It’s now been a little over a week since I Ran 10k On Purpose Without Anyone Chasing Me (better known as the Yeongju City Marathon 10k). (Also, by the end, I was definitely chasing everyone else.)
And! I finished (with a WAY better time than I had reason to anticipate). Not only that: I also did not 1. die 2. soil myself 3. cry 4. spit on/ get spat on by anyone 5. finish dead last. In fact, I was, I think, a little bit high. Running that 10K was one of the most satisfying things I’ve ever done.
I attribute this to the combination of adrenaline, an extremely easy course (maybe 1 hill, and the rest of the inclines were so gradual as to go unnoticed), and the overly-arduous practice runs my running buddy/fellow teacher Jo and I did.
Here are some anecdotes from race day:
1. All the running I have been doing? It must be doing something because my underpants spent most of the 10k trying to come off. Thankfully my pants did not follow suit. I guess that means I am seeing results? or maybe feeling them? and it’s not like I imagined results would feel?
2. I spit when I run; I know, I am a gross old man, but I HAVE to. Otherwise I would die, no question. But for the first twenty minutes or so of this run I was horrified because I wasn’t noticing anyone else’s spit, and there was no way I was going to be the disgusting spitting Westerner. NO WAY. Then, in my peripheral vision, I saw a middle-aged man let fly a a spitwad that was honestly one of the most impressive things I’ve seen. Though the floods of relief that overcame me at the sight may have biased me just a smidge.

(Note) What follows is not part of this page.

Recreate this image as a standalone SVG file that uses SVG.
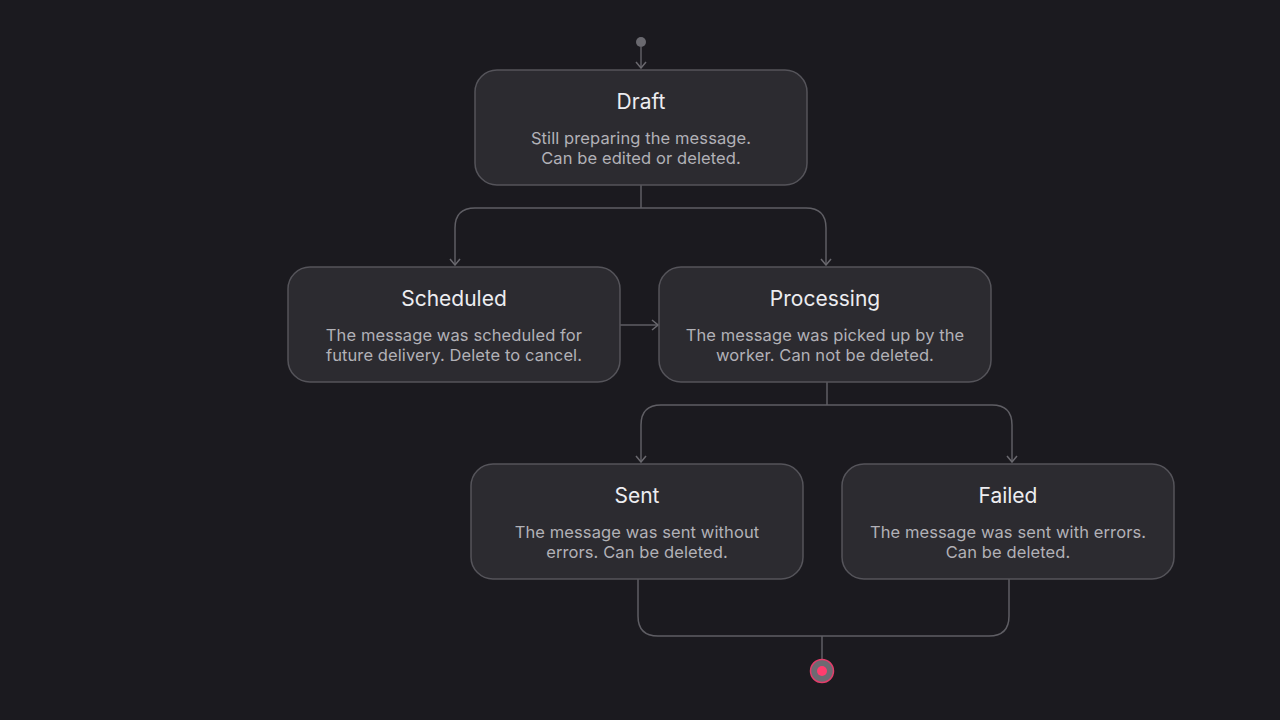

3. You know how on road trips you sometimes end up passing and being passed by the same cars over and over again? happens with running too. There was a group of six older Koreans (three fells, three ladies), all in matching orange running gear, whom I had the pleasure of repeatedly encountering. The first time they ran past me they offered encouraging grins and the ubiquitous ‘fighting!’ that is the Konglish equivalent to ‘atta boy!’ after the fourth time swapping places it was less novel. I have decided, though, that I want to be like them when I’m old and married, running races with all my buds.
4. In News that Should Surprise No One, Korean marathons offer a ridiculous array of amenities post-race. After I finished I was directed to a tent where I was handed a finisher’s medal and a sack of food. There were water bottles available just about everywhere, and groups of people sitting around swigging rice wine and consuming pork. Add to that the free massages (that I didn’t know about! until it was too late) and you have a recipe for people who will most certainly run again next year, please.
5. In Further News that Should Surprise No One: as the group of us Western teachers stretched in preparation for the race (we’d had a two-hour bus ride just to get there), we were directed to assemble, not with the other 10K runners, but rather near the fence, so that we could be led through the gate to stand DIRECTLY IN FRONT OF ALL THE 10K RUNNERS. Look how diverse we are! Westerners are basically photo props in Korea. As soon as the starter sounded I scrounged out of the way of the Runners, the serious ones who tape their legs and wear proper gear and don’t spit all the time, probably. Luckily I did not get trampled, though I heard more than one distinct hiss.
And there it is, friends. I felt really good during the run; I’d prepared well and I managed to pace myself and I did it. I did it. I spent the next two days in absolute giddiness, a feeling I anticipate repeating after the 10k I’m already planning on for June in Pohang.
(Q: did I, upon getting my medal, insist that one of the other teachers place it around my neck whilst humming the National Anthem?)